![Sample our Social Sciences journals, sign in here to start your FREE access for 14 days]({"type":"image" , "src" : "/sda/110822/TOC-Subject-Sample-2021-Social-Sciences.jpg"})
Abstract
Developmental transitions are experienced throughout the life course and necessitate adapting to consequential and unpredictable changes that can undermine health. Our six-month study (n = 239) explored whether selective secondary control striving (motivation-focused thinking) protects against the elevated levels of stress and depressive symptoms increasingly common to young adults navigating the challenging school-to-university transition. Path analyses supplemented with tests of moderated mediation revealed that, for young adults who face challenging obstacles to goal attainment, selective secondary control indirectly reduced long-term stress-related physical and depressive symptoms through selective primary control and previously unexamined measures of discrete emotions. Results advance the existing literature by demonstrating that (a) selective secondary control has health benefits for vulnerable young adults and (b) these benefits are largely a consequence of the process variables proposed in Heckhausen et al.’s (2010) theory.
Disclosure statement
No potential conflict of interest was reported by the authors.
Notes
1. This calculation is based on an 11% prevalence among American university students (ACHA, Citation2012) relative to a 7% prevalence in the American general population (Kessler et al., Citation2005).
2. Note that although the transition from high school to university can be construed as a discrete shift (e.g. high school students become university students on the first day of class), we regard the process of adapting to this major developmental transition as one that occurs over an extended period of time and throughout the first year of university.
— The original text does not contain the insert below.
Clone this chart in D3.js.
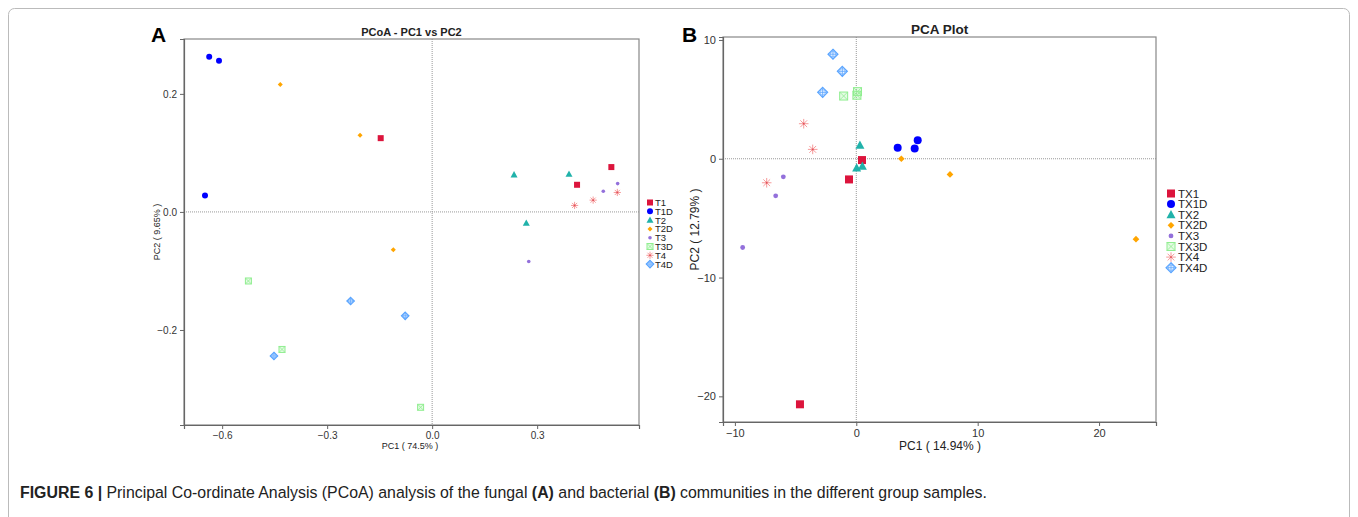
<!DOCTYPE html>
<html>
<head>
<meta charset="utf-8">
<script src="https://cdn.jsdelivr.net/npm/d3@7"></script>
<style>
  body { margin: 0; background: #fff; }
  svg { display: block; font-family: "Liberation Sans", Arial, sans-serif; }
</style>
</head>
<body>
<svg id="fig" width="1358" height="517"></svg>
<script>
// group names and colours
let groupsA = ["T1", "T1D", "T2", "T2D", "T3", "T3D", "T4", "T4D"];
let groupsB = ["TX1", "TX1D", "TX2", "TX2D", "TX3", "TX3D", "TX4", "TX4D"];
let colors = ["#dc143c", "#0000ff", "#20b2aa", "#ffa500", "#9370db", "#90ee90", "#f59090", "#5aa5ff"];
let shapes = ["square", "circle", "triangle", "diamond", "dot", "boxx", "star", "diamondplus"];

// panel A samples: [group index, PC1, PC2]
let samplesA = [
  [0, -0.147, 0.125], [0, 0.512, 0.076], [0, 0.414, 0.046],
  [1, -0.637, 0.263], [1, -0.609, 0.256], [1, -0.649, 0.028],
  [2, 0.234, 0.063], [2, 0.391, 0.064], [2, 0.269, -0.019],
  [3, -0.434, 0.216], [3, -0.206, 0.130], [3, -0.111, -0.064],
  [4, 0.489, 0.035], [4, 0.530, 0.048], [4, 0.276, -0.084],
  [5, -0.525, -0.117], [5, -0.429, -0.233], [5, -0.033, -0.331],
  [6, 0.407, 0.011], [6, 0.460, 0.020], [6, 0.529, 0.033],
  [7, -0.233, -0.151], [7, -0.077, -0.176], [7, -0.452, -0.244]
];
// panel B samples
let samplesB = [
  [0, 0.47, -0.11], [0, -0.60, -1.74], [0, -4.64, -20.67],
  [1, 3.41, 0.93], [1, 4.81, 0.87], [1, 5.06, 1.55],
  [2, 0.30, 1.15], [2, 0.03, -0.76], [2, 0.50, -0.62],
  [3, 3.71, 0.0], [3, 7.72, -1.32], [3, 23.04, -6.77],
  [4, -6.01, -1.52], [4, -6.64, -3.12], [4, -9.36, -7.47],
  [5, -1.04, 5.28], [5, 0.05, 5.35], [5, 0.10, 5.65],
  [6, -4.33, 2.95], [6, -3.59, 0.79], [6, -7.38, -2.02],
  [7, -1.92, 8.80], [7, -1.15, 7.36], [7, -2.77, 5.59]
];
let xTicksA = [-0.6, -0.3, 0.0, 0.3], yTicksA = [-0.2, 0.0, 0.2];
let xTicksB = [-10, 0, 10, 20], yTicksB = [-20, -10, 0, 10];

let svg = d3.select("#fig");

// outer frame
svg.append("rect").attr("x", 8.5).attr("y", 8.5).attr("width", 1341).attr("height", 540)
  .attr("rx", 6).attr("fill", "none").attr("stroke", "#bbb");

function marker(g, shape, color, s) {
  // s = nominal size in px
  if (shape == "square") {
    g.append("rect").attr("x", -s / 2).attr("y", -s / 2).attr("width", s).attr("height", s).attr("fill", color);
  } else if (shape == "circle") {
    g.append("circle").attr("r", s / 2).attr("fill", color);
  } else if (shape == "triangle") {
    let h = s * 0.9;
    g.append("path").attr("d", `M0,${-h / 2 - 1}L${s / 2 + 0.5},${h / 2}L${-s / 2 - 0.5},${h / 2}Z`).attr("fill", color);
  } else if (shape == "diamond") {
    let r = s * 0.42;
    g.append("path").attr("d", `M0,${-r}L${r},0L0,${r}L${-r},0Z`).attr("fill", color);
  } else if (shape == "dot") {
    g.append("circle").attr("r", s * 0.3).attr("fill", color);
  } else if (shape == "boxx") {
    let r = s / 2;
    g.append("rect").attr("x", -r).attr("y", -r).attr("width", 2 * r).attr("height", 2 * r)
      .attr("fill", color).attr("fill-opacity", 0.25).attr("stroke", color).attr("stroke-width", 1);
    g.append("path").attr("d", `M${-r},${-r}L${r},${r}M${r},${-r}L${-r},${r}`).attr("stroke", color).attr("stroke-width", 0.8);
  } else if (shape == "star") {
    let r = s * 0.6, d = r * 0.707;
    g.append("path").attr("d", `M${-r},0L${r},0M0,${-r}L0,${r}M${-d},${-d}L${d},${d}M${d},${-d}L${-d},${d}`)
      .attr("stroke", color).attr("stroke-width", 0.9);
    g.append("circle").attr("r", 0.9).attr("fill", "#e0505a");
  } else if (shape == "diamondplus") {
    let r = s * 0.62;
    g.append("path").attr("d", `M0,${-r}L${r},0L0,${r}L${-r},0Z`)
      .attr("fill", color).attr("fill-opacity", 0.12).attr("stroke", color).attr("stroke-width", 1.2);
    g.append("circle").attr("r", r * 0.55).attr("fill", "none").attr("stroke", color).attr("stroke-width", 0.6);
    g.append("path").attr("d", `M${-r},0L${r},0M0,${-r}L0,${r}`).attr("stroke", color).attr("stroke-width", 0.8);
  }
}

function panel(cfg) {
  let x = d3.scaleLinear().domain(cfg.xd).range([cfg.left, cfg.right]);
  let y = d3.scaleLinear().domain(cfg.yd).range([cfg.bottom, cfg.top]);
  let g = svg.append("g");

  // zero lines
  g.append("line").attr("x1", x(0)).attr("x2", x(0)).attr("y1", cfg.top).attr("y2", cfg.bottom)
    .attr("stroke", "#999").attr("stroke-dasharray", "1,1");
  g.append("line").attr("x1", cfg.left).attr("x2", cfg.right).attr("y1", y(0)).attr("y2", y(0))
    .attr("stroke", "#999").attr("stroke-dasharray", "1,1");

  // box
  g.append("rect").attr("x", cfg.left).attr("y", cfg.top)
    .attr("width", cfg.right - cfg.left).attr("height", cfg.bottom - cfg.top)
    .attr("fill", "none").attr("stroke", "#888").attr("stroke-width", 1.2);

  let ax = g.append("g").attr("transform", `translate(0,${cfg.bottom})`)
    .call(d3.axisBottom(x).tickValues(cfg.xt).tickFormat(cfg.fmt).tickSize(4).tickPadding(3));
  let ay = g.append("g").attr("transform", `translate(${cfg.left},0)`)
    .call(d3.axisLeft(y).tickValues(cfg.yt).tickFormat(cfg.fmt).tickSize(4).tickPadding(3));
  [ax, ay].forEach(function (a) {
    a.select(".domain").attr("stroke", "#666").attr("stroke-width", 1.2);
    a.selectAll(".tick line").attr("stroke", "#666");
    a.selectAll("text").attr("fill", "#333").style("font-size", cfg.tickFont + "px")
      .style("font-family", "Liberation Sans, Arial, sans-serif");
  });

  // titles
  g.append("text").attr("x", (cfg.left + cfg.right) / 2).attr("y", cfg.top - 3)
    .attr("text-anchor", "middle").attr("font-weight", "bold").attr("fill", "#222")
    .style("font-size", cfg.titleFont + "px").text(cfg.title);
  g.append("text").attr("x", cfg.xlabX).attr("y", cfg.bottom + cfg.xlabDy)
    .attr("text-anchor", "middle").attr("fill", "#222")
    .style("font-size", cfg.labFont + "px").text(cfg.xlab);
  g.append("text").attr("transform", `translate(${cfg.ylabX},${(cfg.top + cfg.bottom) / 2}) rotate(-90)`)
    .attr("text-anchor", "middle").attr("fill", "#222")
    .style("font-size", cfg.labFont + "px").text(cfg.ylab);
  g.append("text").attr("x", cfg.letterX).attr("y", 42).attr("font-weight", "bold")
    .style("font-size", "21px").attr("fill", "#000").text(cfg.letter);

  // points
  g.selectAll("g.pt").data(cfg.samples).enter().append("g")
    .attr("class", "pt")
    .attr("transform", d => `translate(${x(d[1])},${y(d[2])})`)
    .each(function (d) { marker(d3.select(this), shapes[d[0]], colors[d[0]], cfg.ms); });

  // legend
  cfg.groups.forEach(function (name, i) {
    let yy = cfg.legY + i * cfg.legStep;
    let mg = g.append("g").attr("transform", `translate(${cfg.legX},${yy})`);
    marker(mg, shapes[i], colors[i], cfg.legMs);
    g.append("text").attr("x", cfg.legX + cfg.legGap).attr("y", yy).attr("dy", "0.36em")
      .attr("fill", "#222").style("font-size", cfg.legFont + "px").text(name);
  });
}

panel({
  samples: samplesA, groups: groupsA, letter: "A", letterX: 151,
  xd: [-0.709, 0.591], yd: [-0.361, 0.293], left: 184, right: 639, top: 39, bottom: 425,
  xt: xTicksA, yt: yTicksA, fmt: d3.format(".1f"),
  title: "PCoA - PC1 vs PC2", xlab: "PC1 ( 74.5% )", ylab: "PC2 ( 9.65% )",
  xlabX: 410, xlabDy: 23.5, ylabX: 160,
  tickFont: 10, labFont: 9, titleFont: 11, ms: 6,
  legX: 650, legY: 202.5, legStep: 8.8, legGap: 5, legFont: 9.5, legMs: 6
});
panel({
  samples: samplesB, groups: groupsB, letter: "B", letterX: 682,
  xd: [-10.98, 24.69], yd: [-22.16, 10.25], left: 723, right: 1156, top: 37, bottom: 422,
  xt: xTicksB, yt: yTicksB, fmt: d3.format("d"),
  title: "PCA Plot", xlab: "PC1 ( 14.94% )", ylab: "PC2 ( 12.79% )",
  xlabX: 940, xlabDy: 27.5, ylabX: 699,
  tickFont: 11, labFont: 12, titleFont: 13.5, ms: 8,
  legX: 1171, legY: 193.5, legStep: 10.6, legGap: 7, legFont: 11.5, legMs: 8
});

// caption, squeezed to the condensed width of the original
let cap = svg.append("text").attr("x", 0).attr("y", 0)
  .style("font-family", "Liberation Sans, Arial, sans-serif")
  .style("font-size", "17px").attr("fill", "#222");
cap.append("tspan").attr("font-weight", "bold").text("FIGURE 6 | ");
cap.append("tspan").text("Principal Co-ordinate Analysis (PCoA) analysis of the fungal ");
cap.append("tspan").attr("font-weight", "bold").text("(A)");
cap.append("tspan").text(" and bacterial ");
cap.append("tspan").attr("font-weight", "bold").text("(B)");
cap.append("tspan").text(" communities in the different group samples.");
let capW = cap.node().getComputedTextLength();
cap.attr("transform", `translate(20,498) scale(${968 / capW},1)`);
</script>
</body>
</html>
This is because many first-year students struggle to successfully navigate novel, unpredictable and ongoing challenges during this transition that include new living arrangements, financial responsibilities, critical career choices, novel learning environments, increased pressures to excel and frequent failures (see Perry, Citation1991, Citation2003; Perry, Stupnisky, Hall, Chipperfield, & Weiner, Citation2010).
3. Note that in densely populated regions containing a variety of academic institutions, some students with low HSGs may calibrate their level of challenge by choosing to enrol in less challenging universities and programmes. However, this is unlikely to be the case for low HSG students in the present sample who were enrolled at the only large, research-intensive university in an expansive Canadian province with a small population and who therefore had limited options for post-secondary education. More broadly, evidence suggests many university students may struggle to calibrate their level of challenge given that national estimates indicate nearly 30% of freshman withdraw from their institutions and less than 60% graduate after six years (Snyder & Dillow, Citation2013).
4. Secondary (rT1–T2 = .61) and primary (rT1–T2 = .63) control were also assessed at Time 2, and both measures exhibited moderate stability over time. Assessing primary control at Time 2 also enabled us to examine whether secondary control’s effects remained reliable when accounting for autoregressive effects. Simple slope analyses indicated secondary control remained a significant predictor of Time 2 primary control at low and high HSG despite accounting for variability in the Time 1 measure.
5. Because data on Time 2 measures were also collected at Time 1 (i.e. positive and negative emotion, depressive symptoms and stress-related physical symptoms), we conducted supplemental ordinary least square regression (OLS) analyses to determine whether significant paths in the depressive and stress-related physical symptoms models remained reliable when accounting for autoregressive effects. All effects remained significant when accounting for variability in the Time 1 measures.
6. As part of our supplemental analyses, we conducted a simple Secondary Control × HSG moderation model to determine whether secondary control promoted performance for students with low HSGs in the absence of the mediators. Consistent with the preliminary results reported earlier, these simple slope analyses revealed that secondary control predicted increased performance for those with low (β = .24, p = .007) but not high (β = −.06, p = .427) HSGs despite controlling for age and gender.
7. Data on students’ first test scores (September) were also collected, and supplemental OLS regression analyses indicated that both positive and negative emotion remained reliable predictors of Time 3 test performance (April) when accounting for autoregressive effects (i.e. students’ initial test scores).
8. Calculations of the magnitudes of selective secondary control’s indirect effects on the health/performance outcomes are based on only significant individual paths.